Documentaries used to be the black sheep of the big screen, unwanted and unloved. But now they are entering a golden age with more than 500 documentaries entered into this year's Documentary New Zealand Festival.
Stuart Page took seven years and poured thousands into his labour of love, Shustak - a documentary about an eccentric New York photographer who moved to Christchurch, and was Page's mentor at art school.
"There seemed to be a lot of old fuddy-duddies there, you know, wearing tweed jackets, smoking pipes," Page says. "And then I heard this guy shouting in this room and you know waving his arms around, and it was like a breath of fresh air. I think he's taken some great photographs and I realised there was no book about him. Something should be done. Then I realised (it would) have to be me."
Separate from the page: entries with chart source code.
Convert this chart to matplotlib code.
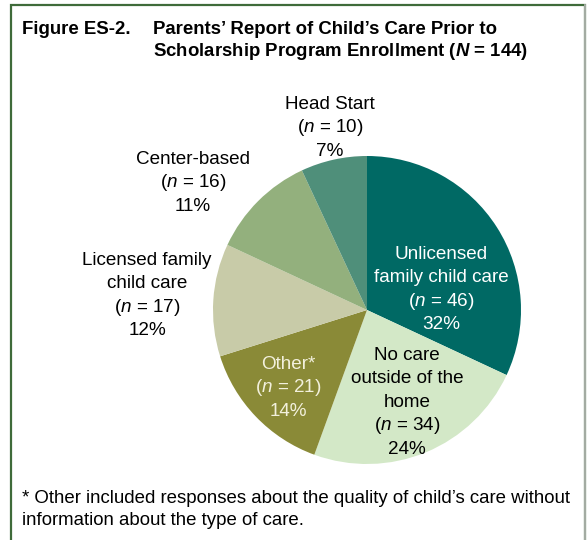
import matplotlib
matplotlib.use("Agg")
import matplotlib.pyplot as plt
from matplotlib.patches import Rectangle

plt.rcParams['font.family'] = ['Liberation Sans', 'DejaVu Sans']
plt.rcParams['mathtext.fontset'] = 'custom'
plt.rcParams['mathtext.it'] = 'Liberation Sans:italic'
plt.rcParams['mathtext.rm'] = 'Liberation Sans'
plt.rcParams['mathtext.bfit'] = 'Liberation Sans:bold:italic'

# care types, clockwise from 12 o'clock
categories = ["Unlicensed\nfamily child care", "No care\noutside of the\nhome", "Other*",
              "Licensed family\nchild care", "Center-based", "Head Start"]
counts = [46, 34, 21, 17, 16, 10]
percents = [32, 24, 14, 12, 11, 7]
colors = ["#006964", "#d3e8c7", "#8a8a37", "#c8cba8", "#93b07d", "#4f8f7a"]
text_colors = ["white", "black", "#f2f0dc", "black", "black", "black"]
N = 144

W, H = 587, 540
fig = plt.figure(figsize=(W / 100, H / 100), dpi=100)
ax = fig.add_axes([0, 0, 1, 1])

# frame (y measured from the top, flipped when drawn)
ax.add_patch(Rectangle((11, -20), 574, H - 5 + 20, fill=False, edgecolor="#3f6b3a", lw=1.6))
ax.plot([585, 585], [0, H - 5], color="#b8b8b8", lw=1.2)

cx, cy, r = 367, 310, 154
ax.pie(counts, colors=colors, startangle=90, counterclock=False,
       center=(cx, H - cy), radius=r, frame=True)
ax.set_xlim(0, W)
ax.set_ylim(0, H)
ax.axis('off')


def put(x, y, s, size, **kw):
    # y is the middle of the capitals, counted from the top
    ax.text(x, H - y - 0.36 * size * 100 / 72, s, fontsize=size, va='baseline', **kw)


# title
put(22, 27, "Figure ES-2.", 13.4, fontweight='bold')
put(153, 27, "Parents\u2019 Report of Child\u2019s Care Prior to", 13.4, fontweight='bold')
put(153, 49, "Scholarship Program Enrollment ($\\mathbfit{N}$ = %d)" % N, 13.4,
    fontweight='bold')

# slice labels, one line at a time so the spacing stays even
label_pos = [(441, 252), (407, 353), (288, 362), (147, 258), (193, 157), (330, 102)]
step = 23.5
for name, n, p, (x, y0), tc in zip(categories, counts, percents, label_pos, text_colors):
    lines = name.split("\n") + ["($n$ = %d)" % n, "%d%%" % p]
    for i, line in enumerate(lines):
        put(x, y0 + i * step, line, 13.6, color=tc, ha='center')

# footnote
put(22, 496, "* Other included responses about the quality of child\u2019s care without", 13.4)
put(22, 518, "information about the type of care.", 13.4)

fig.savefig("out.png", dpi=100)
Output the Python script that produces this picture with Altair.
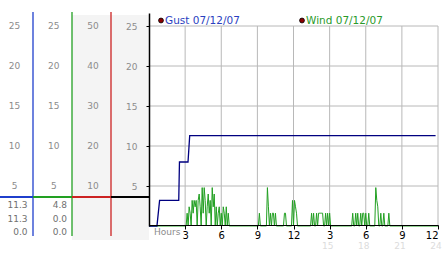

Shustak quickly caught the eye of the organisers of the documentary festival.
"What I really like about this documentary is that it was really edgy and not in the traditional way of making a documentary, because Stuart is an artist himself," Dan Shannan from the DocNZ Festival says. "He created something which is quite unique."
Other artists are also in the spotlight such as Toki, a 3D bunny girl created by a Korean-born New Zealander and there is an examination of the 2004 killing of homosexual David McNee.
The 11-day festival sees world premieres for eight of the nine New Zealand documentaries.